=== Data rows ===

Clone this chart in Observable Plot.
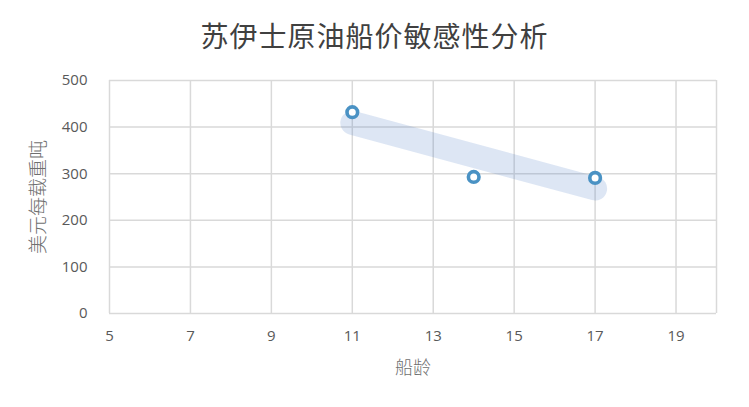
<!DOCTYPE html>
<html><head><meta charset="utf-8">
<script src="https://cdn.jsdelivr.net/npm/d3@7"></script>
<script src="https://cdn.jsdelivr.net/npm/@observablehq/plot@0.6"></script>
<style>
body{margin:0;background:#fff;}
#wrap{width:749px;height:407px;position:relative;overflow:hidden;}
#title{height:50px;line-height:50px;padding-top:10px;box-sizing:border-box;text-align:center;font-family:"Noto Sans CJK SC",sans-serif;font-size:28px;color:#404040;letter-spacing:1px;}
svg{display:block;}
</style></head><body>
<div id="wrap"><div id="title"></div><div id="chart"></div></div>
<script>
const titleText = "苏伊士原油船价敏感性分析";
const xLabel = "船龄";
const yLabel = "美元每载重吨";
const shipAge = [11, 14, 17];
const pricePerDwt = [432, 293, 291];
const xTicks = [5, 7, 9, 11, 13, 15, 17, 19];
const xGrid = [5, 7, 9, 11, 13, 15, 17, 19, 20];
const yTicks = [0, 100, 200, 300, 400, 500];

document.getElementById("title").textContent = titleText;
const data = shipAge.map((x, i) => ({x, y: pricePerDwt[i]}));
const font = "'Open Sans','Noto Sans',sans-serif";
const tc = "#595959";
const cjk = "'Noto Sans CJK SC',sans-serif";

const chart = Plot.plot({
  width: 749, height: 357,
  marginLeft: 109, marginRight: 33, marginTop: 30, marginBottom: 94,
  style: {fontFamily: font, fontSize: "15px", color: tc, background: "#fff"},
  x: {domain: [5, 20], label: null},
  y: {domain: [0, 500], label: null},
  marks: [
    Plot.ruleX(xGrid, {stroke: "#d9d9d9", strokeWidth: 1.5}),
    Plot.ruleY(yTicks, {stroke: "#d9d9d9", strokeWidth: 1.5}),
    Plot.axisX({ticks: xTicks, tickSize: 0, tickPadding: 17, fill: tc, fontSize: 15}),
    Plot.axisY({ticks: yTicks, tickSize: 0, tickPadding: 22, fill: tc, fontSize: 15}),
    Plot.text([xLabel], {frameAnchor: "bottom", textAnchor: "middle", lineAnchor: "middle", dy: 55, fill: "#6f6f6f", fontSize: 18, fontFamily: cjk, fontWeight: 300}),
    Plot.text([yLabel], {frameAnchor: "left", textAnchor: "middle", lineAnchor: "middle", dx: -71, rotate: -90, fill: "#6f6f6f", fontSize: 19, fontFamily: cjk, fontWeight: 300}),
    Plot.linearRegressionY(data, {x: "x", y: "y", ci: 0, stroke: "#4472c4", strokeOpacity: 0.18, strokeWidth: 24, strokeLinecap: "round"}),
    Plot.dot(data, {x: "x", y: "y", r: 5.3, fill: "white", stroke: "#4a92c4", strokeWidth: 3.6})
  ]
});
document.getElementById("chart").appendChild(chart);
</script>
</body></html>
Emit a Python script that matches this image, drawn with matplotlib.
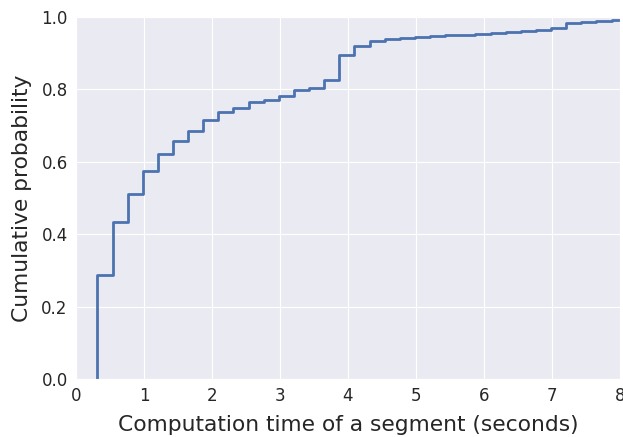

===

Challenge: Strip the images and reproduce the remaining records precisely.

Solution:
Clone this chart in Observable Plot.
<!DOCTYPE html>
<html><head><meta charset="utf-8">
<script src="https://cdn.jsdelivr.net/npm/d3@7"></script>
<script src="https://cdn.jsdelivr.net/npm/@observablehq/plot@0.6"></script>
<style>
body{margin:0;background:#fff;}
#wrap{width:749px;height:407px;position:relative;overflow:hidden;}
#title{height:50px;line-height:50px;padding-top:10px;box-sizing:border-box;text-align:center;font-family:"Noto Sans CJK SC",sans-serif;font-size:28px;color:#404040;letter-spacing:1px;}
svg{display:block;}
</style></head><body>
<div id="wrap"><div id="title"></div><div id="chart"></div></div>
<script>
const titleText = "苏伊士原油船价敏感性分析";
const xLabel = "船龄";
const yLabel = "美元每载重吨";
const shipAge = [11, 14, 17];
const pricePerDwt = [432, 293, 291];
const xTicks = [5, 7, 9, 11, 13, 15, 17, 19];
const xGrid = [5, 7, 9, 11, 13, 15, 17, 19, 20];
const yTicks = [0, 100, 200, 300, 400, 500];

document.getElementById("title").textContent = titleText;
const data = shipAge.map((x, i) => ({x, y: pricePerDwt[i]}));
const font = "'Open Sans','Noto Sans',sans-serif";
const tc = "#595959";
const cjk = "'Noto Sans CJK SC',sans-serif";

const chart = Plot.plot({
  width: 749, height: 357,
  marginLeft: 109, marginRight: 33, marginTop: 30, marginBottom: 94,
  style: {fontFamily: font, fontSize: "15px", color: tc, background: "#fff"},
  x: {domain: [5, 20], label: null},
  y: {domain: [0, 500], label: null},
  marks: [
    Plot.ruleX(xGrid, {stroke: "#d9d9d9", strokeWidth: 1.5}),
    Plot.ruleY(yTicks, {stroke: "#d9d9d9", strokeWidth: 1.5}),
    Plot.axisX({ticks: xTicks, tickSize: 0, tickPadding: 17, fill: tc, fontSize: 15}),
    Plot.axisY({ticks: yTicks, tickSize: 0, tickPadding: 22, fill: tc, fontSize: 15}),
    Plot.text([xLabel], {frameAnchor: "bottom", textAnchor: "middle", lineAnchor: "middle", dy: 55, fill: "#6f6f6f", fontSize: 18, fontFamily: cjk, fontWeight: 300}),
    Plot.text([yLabel], {frameAnchor: "left", textAnchor: "middle", lineAnchor: "middle", dx: -71, rotate: -90, fill: "#6f6f6f", fontSize: 19, fontFamily: cjk, fontWeight: 300}),
    Plot.linearRegressionY(data, {x: "x", y: "y", ci: 0, stroke: "#4472c4", strokeOpacity: 0.18, strokeWidth: 24, strokeLinecap: "round"}),
    Plot.dot(data, {x: "x", y: "y", r: 5.3, fill: "white", stroke: "#4a92c4", strokeWidth: 3.6})
  ]
});
document.getElementById("chart").appendChild(chart);
</script>
</body></html>
Emit a Python script that matches this image, drawn with matplotlib.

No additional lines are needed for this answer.